Pictures excluded, return the lines below from the first through the line holding "(0,0) rectangle (1046,841);".
• • •
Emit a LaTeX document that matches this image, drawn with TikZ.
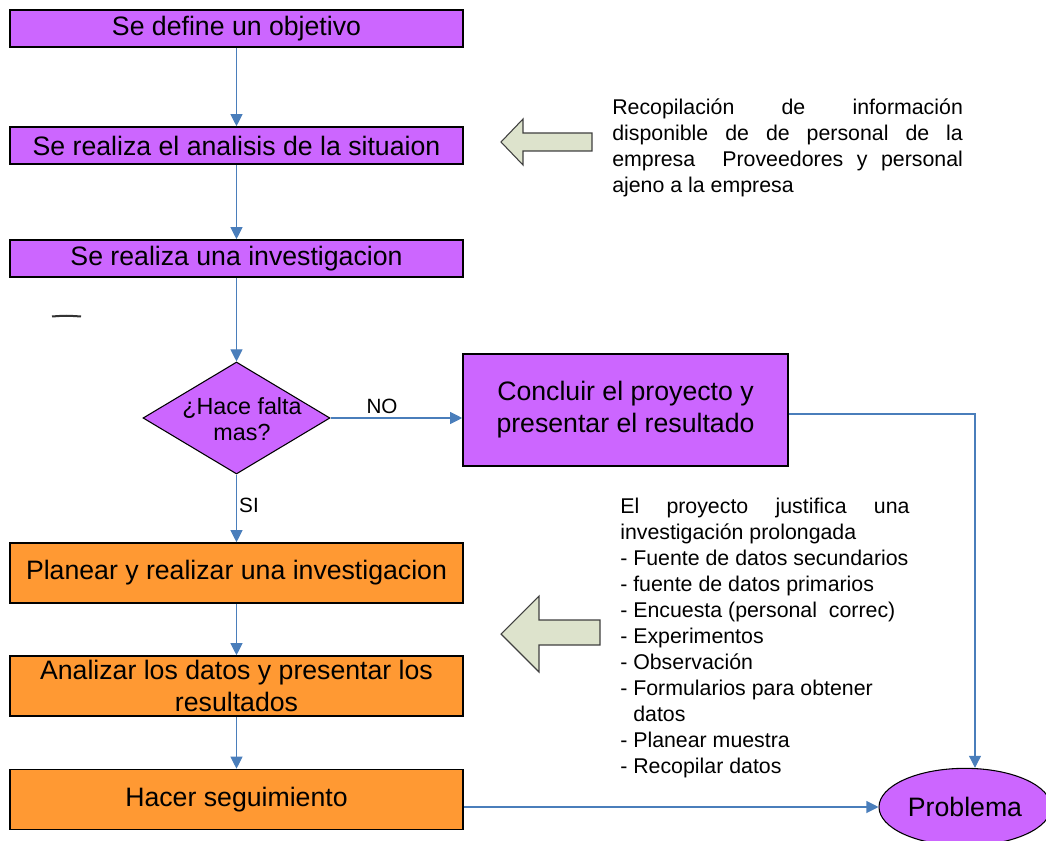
\documentclass[tikz,border=0pt]{standalone}
\usepackage{fontspec}
\setmainfont{Liberation Sans}
\usetikzlibrary{arrows.meta,shapes.geometric}
\definecolor{boxpurple}{HTML}{CC66FF}
\definecolor{boxorange}{HTML}{FF9933}
\definecolor{flowblue}{HTML}{4A7EBB}
\definecolor{notegreen}{HTML}{DDE3CC}

\begin{document}
\begin{tikzpicture}[x=0.75pt, y=-0.75pt, >={Triangle[length=9pt,width=9pt]},
  stepbox/.style={draw=black, line width=1.2pt, minimum width=339.75pt,
    minimum height=27.75pt, inner sep=0pt, align=center,
    font=\fontsize{20}{24}\selectfont},
  purplebox/.style={stepbox, fill=boxpurple},
  orangebox/.style={stepbox, fill=boxorange, minimum height=45pt},
  decision/.style={diamond, draw=black, line width=0.8pt, fill=boxpurple,
    inner sep=0pt, minimum width=140.25pt, minimum height=84pt},
  flow/.style={->, draw=flowblue, line width=0.8pt},
  note/.style={anchor=north west, inner sep=0pt, align=left,
    font=\fontsize{16}{19.5}\selectfont},
  bigarrow/.style={fill=notegreen, draw=black!75, line width=0.8pt}]
  \useasboundingbox (0,0) rectangle (1046,841);

  % ---------------- main column ----------------
  \node[purplebox] (goal) at (236.5,28.5) {Se define un objetivo};
  \node[purplebox] (situ) at (236.5,145.5) {Se realiza el analisis de la situaion};
  \node[purplebox] (inv) at (236.5,258.5) {Se realiza una investigacion};
  \node[decision] (ask) at (236.5,418) {};
  \node[font=\fontsize{17.5}{19}\selectfont, align=center] (asktxt) at (242,419)
    {¿Hace falta\\mas?};
  \node[purplebox, minimum width=243.75pt, minimum height=84pt] (concl) at (625.5,410)
    {Concluir el proyecto y\\presentar el resultado};
  \node[orangebox] (plan) at (236.5,573) {Planear y realizar una investigacion};
  \node[orangebox] (anal) at (236.5,686) {Analizar los datos y presentar los\\resultados};
  \node[orangebox] (follow) at (236.5,799.5) {Hacer seguimiento};
  \node[ellipse, draw=black, line width=0.8pt, fill=boxpurple, inner sep=0pt,
    minimum width=129pt, minimum height=58pt, font=\fontsize{20}{24}\selectfont]
    (prob) at (965,807) {Problema};

  % ---------------- connectors ----------------
  \draw[flow] (goal) -- (situ);
  \draw[flow] (situ) -- (inv);
  \draw[flow] (inv) -- (ask);
  \draw[flow] (ask.east) -- (ask.east -| concl.west);
  \node[font=\fontsize{15.5}{18}\selectfont] (no) at (382,406) {NO};
  \draw[flow] (ask) -- (plan);
  \node[font=\fontsize{15.5}{18}\selectfont] (si) at (249,505) {SI};
  \draw[flow] (plan) -- (anal);
  \draw[flow] (anal) -- (follow);
  \draw[flow] (follow.east |- prob.west) -- (prob.west);
  \draw[flow] ([yshift=-3pt]concl.east) -| ([xshift=7.5pt]prob.north);

  % ---------------- side notes ----------------
  \draw[bigarrow] (501,142) -- (523,119) -- (523,133) -- (592,133)
    -- (592,151) -- (523,151) -- (523,165) -- cycle;
  \node[note] (info) at (612,99)
    {\makebox[263pt][s]{Recopilación de información}\\
     \makebox[263pt][s]{disponible de de personal de la}\\
     \makebox[263pt][s]{empresa\ \ Proveedores y personal}\\
     ajeno a la empresa};
  \draw[bigarrow] (501,634) -- (539,596) -- (539,620) -- (600,620)
    -- (600,645) -- (539,645) -- (539,672) -- cycle;
  \node[note] (just) at (620,498)
    {\makebox[217pt][s]{El proyecto justifica una}\\
     investigación prolongada\\
     - Fuente de datos secundarios\\
     - fuente de datos primarios\\
     - Encuesta (personal\ \ correc)\\
     - Experimentos\\
     - Observación\\
     - Formularios para obtener\\
     \hspace*{9.8pt}datos\\
     - Planear muestra\\
     - Recopilar datos};

  % stray mark left of the diamond
  \draw[black!80, line width=1.5pt] (52,316.5) .. controls (66,315.5) .. (81,316.5);
\end{tikzpicture}
\end{document}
• • •
▶ **THE RESPONSE**
Emit a LaTeX document that matches this image, drawn with TikZ.
\documentclass[tikz,border=0pt]{standalone}
\usepackage{fontspec}
\setmainfont{Liberation Sans}
\usetikzlibrary{arrows.meta,shapes.geometric}
\definecolor{boxpurple}{HTML}{CC66FF}
\definecolor{boxorange}{HTML}{FF9933}
\definecolor{flowblue}{HTML}{4A7EBB}
\definecolor{notegreen}{HTML}{DDE3CC}

\begin{document}
\begin{tikzpicture}[x=0.75pt, y=-0.75pt, >={Triangle[length=9pt,width=9pt]},
  stepbox/.style={draw=black, line width=1.2pt, minimum width=339.75pt,
    minimum height=27.75pt, inner sep=0pt, align=center,
    font=\fontsize{20}{24}\selectfont},
  purplebox/.style={stepbox, fill=boxpurple},
  orangebox/.style={stepbox, fill=boxorange, minimum height=45pt},
  decision/.style={diamond, draw=black, line width=0.8pt, fill=boxpurple,
    inner sep=0pt, minimum width=140.25pt, minimum height=84pt},
  flow/.style={->, draw=flowblue, line width=0.8pt},
  note/.style={anchor=north west, inner sep=0pt, align=left,
    font=\fontsize{16}{19.5}\selectfont},
  bigarrow/.style={fill=notegreen, draw=black!75, line width=0.8pt}]
  \useasboundingbox (0,0) rectangle (1046,841);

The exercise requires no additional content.